**GIVEN INFORMATION**.

* Start *

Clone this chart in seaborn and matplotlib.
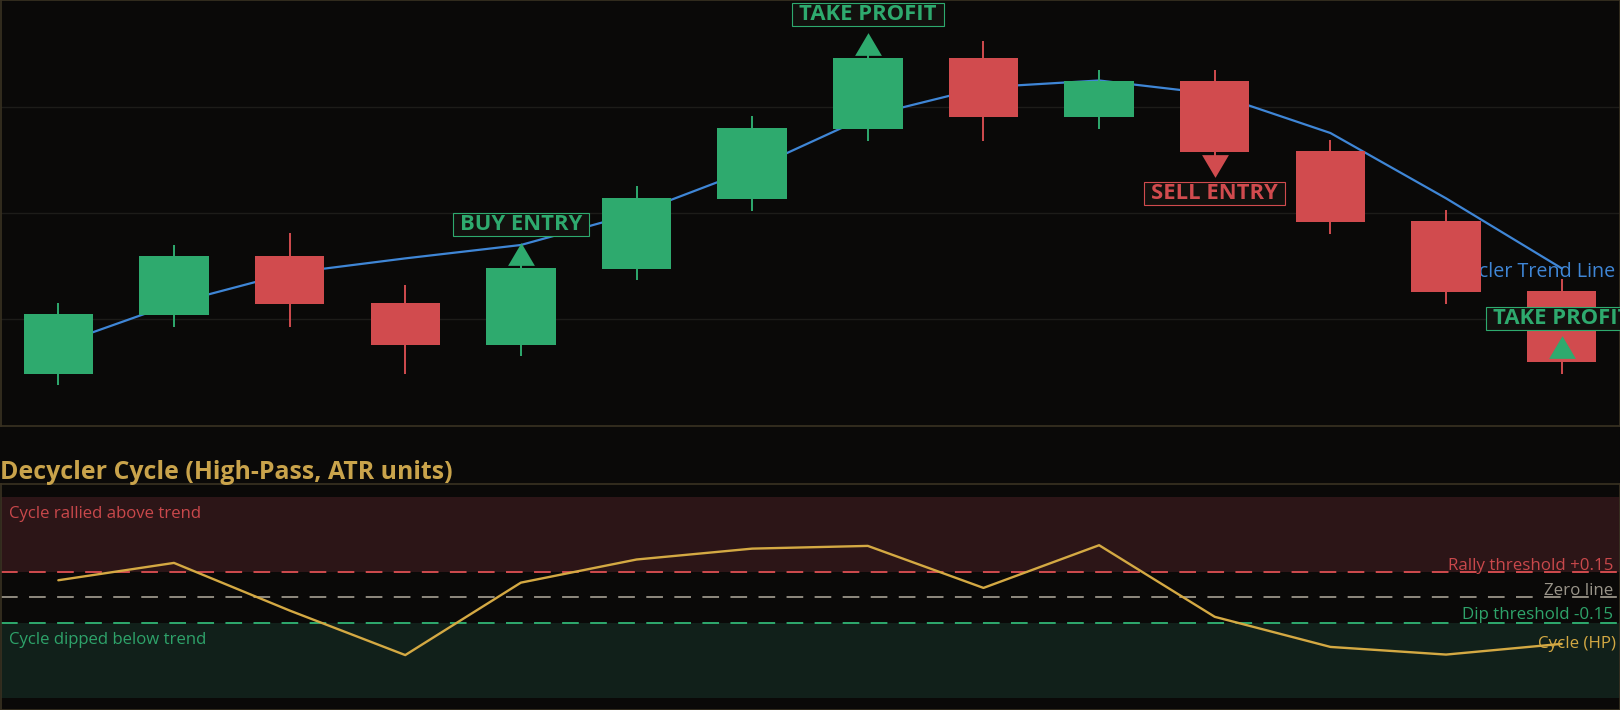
import numpy as np
import pandas as pd
import matplotlib
matplotlib.use("Agg")
import matplotlib.pyplot as plt
import seaborn as sns
from matplotlib.path import Path
from matplotlib import transforms

# ---------------- data ----------------
bars = list(range(14))
open_ = [100.978, 102.088, 103.193, 102.309, 101.524, 102.954, 104.271,
         105.588, 106.918, 105.814, 106.485, 105.168, 103.851, 102.534]
close = [102.102, 103.193, 102.295, 101.524, 102.967, 104.284, 105.601,
         106.918, 105.814, 106.485, 105.155, 103.838, 102.521, 101.204]
high = [102.309, 103.400, 103.626, 102.647, 103.080, 104.510, 105.827,
        107.030, 107.238, 106.692, 106.692, 105.375, 104.058, 102.754]
low = [100.763, 101.863, 101.863, 100.978, 101.317, 102.747, 104.045,
       105.362, 105.362, 105.588, 105.037, 103.612, 102.295, 100.978]
trend = [101.528, 102.299, 102.873, 103.148, 103.400, 104.002, 104.830,
         105.827, 106.366, 106.495, 106.241, 105.507, 104.278, 102.961]
cycle = [0.100, 0.202, -0.078, -0.340, 0.086, 0.222, 0.286,
         0.302, 0.055, 0.306, -0.115, -0.292, -0.337, -0.274]

signal_bars = [4, 7, 10, 13]
signal_text = ["BUY ENTRY", "TAKE PROFIT", "SELL ENTRY", "TAKE PROFIT"]
signal_dir = ["up", "up", "down", "up"]

price_grid = [102, 104, 106]
price_limits = (100, 108)
rally_thr = 0.15
dip_thr = -0.15
zone_edge = 0.59
cycle_limits = (-0.66, 0.666)

title = "Decycler Cycle (High-Pass, ATR units)"

# ---------------- style ----------------
BG = "#0a0908"
GRID = "#1d1c19"
SPINE = "#3a3222"
GREEN = "#2eaa6e"
RED = "#d14b4e"
BLUE = "#3f86d6"
GOLD = "#d4a943"
TITLE_GOLD = "#c9a34b"
GREY = "#8f8a7f"

sns.set_theme(style="dark")
plt.rcParams["font.family"] = ["Open Sans", "DejaVu Sans"]
plt.rcParams["lines.scale_dashes"] = False
plt.rcParams["axes.facecolor"] = BG
plt.rcParams["figure.facecolor"] = BG

W, H = 1620, 710
fig = plt.figure(figsize=(W / 100, H / 100), dpi=100)

ax = fig.add_axes([0.5 / W, (H - 425.7) / H, 1619 / W, (425.7 - 0.5) / H])
ax2 = fig.add_axes([0.5 / W, (H - 709.5) / H, 1619 / W, (709.5 - 484) / H])

for a in (ax, ax2):
    a.set_facecolor(BG)
    for s in a.spines.values():
        s.set_color(SPINE)
        s.set_linewidth(1.2)
    a.set_xticks([])
    a.set_yticks([])
    a.set_xlim(-0.5, 13.5)
    a.grid(False)

# ---------------- price panel ----------------
for g in price_grid:
    ax.axhline(g, color=GRID, lw=1.0, zorder=0.5)

df = pd.DataFrame({"bar": bars, "trend": trend, "cycle": cycle})
sns.lineplot(data=df, x="bar", y="trend", ax=ax, color=BLUE, lw=1.6, zorder=2)

colors = [GREEN if c >= o else RED for o, c in zip(open_, close)]
ax.vlines(bars, low, high, colors=colors, lw=1.4, zorder=2.9)
ax.bar(bars, np.array(close) - np.array(open_), bottom=open_, width=0.6,
       color=colors, linewidth=0, zorder=3)

blend = transforms.blended_transform_factory(ax.transAxes, ax.transData)
lbl_tr = transforms.offset_copy(blend, fig=fig, x=0, y=-4, units="dots")
ax.text(0.9972, trend[-1], "Decycler Trend Line", transform=lbl_tr, ha="right",
        va="center", color=BLUE, fontsize=14.2, zorder=2.5)


class LabelBox:
    def __init__(self, padx, pady):
        self.padx = padx
        self.pady = pady

    def __call__(self, x0, y0, width, height, mutation_size):
        px = self.padx * mutation_size
        py = self.pady * mutation_size
        xa, ya = x0 - px, y0 - py
        xb, yb = x0 + width + px, y0 + height + py
        return Path([(xa, ya), (xb, ya), (xb, yb), (xa, yb), (xa, ya)], closed=True)


tri_up = [(0, 1), (-1.18, -1), (1.18, -1)]
tri_dn = [(0, -1), (-1.18, 1), (1.18, 1)]

for i, txt, d in zip(signal_bars, signal_text, signal_dir):
    col = GREEN if d == "up" else RED
    sgn = 1 if d == "up" else -1
    yv = close[i]
    tr = transforms.offset_copy(ax.transData, fig=fig, x=0, y=sgn * 14.5, units="dots")
    ax.plot([i], [yv], linestyle="none", marker=tri_up if d == "up" else tri_dn,
            ms=19.3, color=col, mew=0, transform=tr, zorder=4, clip_on=False)
    ax.annotate(txt, xy=(i, yv), xytext=(0, sgn * (43.5 if d == "up" else 42)),
                textcoords="offset pixels", ha="center", va="center",
                fontsize=15.8, fontweight="bold", color=col, zorder=5,
                bbox=dict(boxstyle=LabelBox(0.33, 0.055), fc="#12110e", ec=col, lw=0.8))

ax.set_ylim(*price_limits)
ax.set_xlim(-0.5, 13.5)

# ---------------- cycle panel ----------------
ax2.axhspan(rally_thr, zone_edge, color="#2c1517", lw=0, zorder=0.2)
ax2.axhspan(-zone_edge, dip_thr, color="#11201a", lw=0, zorder=0.2)
dash = (0, (12, 8.2))
ax2.axhline(rally_thr, color=RED, lw=1.4, linestyle=dash, zorder=1)
ax2.axhline(0, color=GREY, lw=1.4, linestyle=dash, zorder=1)
ax2.axhline(dip_thr, color=GREEN, lw=1.4, linestyle=dash, zorder=1)

sns.lineplot(data=df, x="bar", y="cycle", ax=ax2, color=GOLD, lw=1.7, zorder=3)

b2 = transforms.blended_transform_factory(ax2.transAxes, ax2.transData)
ax2.text(0.005, zone_edge - 0.126, "Cycle rallied above trend", transform=b2,
         ha="left", va="baseline", color="#c9484b", fontsize=12.1)
ax2.text(0.005, dip_thr - 0.127, "Cycle dipped below trend", transform=b2,
         ha="left", va="baseline", color="#2ea36a", fontsize=12.1)
ax2.text(0.996, rally_thr + 0.01, "Rally threshold +0.15", transform=b2,
         ha="right", va="baseline", color="#c9484b", fontsize=12.2)
ax2.text(0.996, 0.013, "Zero line", transform=b2,
         ha="right", va="baseline", color="#9a958a", fontsize=12.2)
ax2.text(0.996, dip_thr + 0.02, "Dip threshold -0.15", transform=b2,
         ha="right", va="baseline", color="#2ea36a", fontsize=12.2)
ax2.text(0.9976, cycle[-1], "Cycle (HP)", transform=b2,
         ha="right", va="center", color=GOLD, fontsize=12.2, zorder=2)

ax2.set_ylim(*cycle_limits)
ax2.set_xlim(-0.5, 13.5)
for a in (ax, ax2):
    a.set_xlabel("")
    a.set_ylabel("")

fig.text(0.0, (H - 479) / H, title, ha="left", va="baseline",
         fontsize=17.95, fontweight="bold", color=TITLE_GOLD)

fig.savefig("out.png", dpi=100, facecolor=BG)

* End *

**YOUR INSTRUCTIONS**.
Show all lines from the data above in which the word "seaborn" appears.

**COMPLETE OUTPUT**.
Clone this chart in seaborn and matplotlib.
import seaborn as sns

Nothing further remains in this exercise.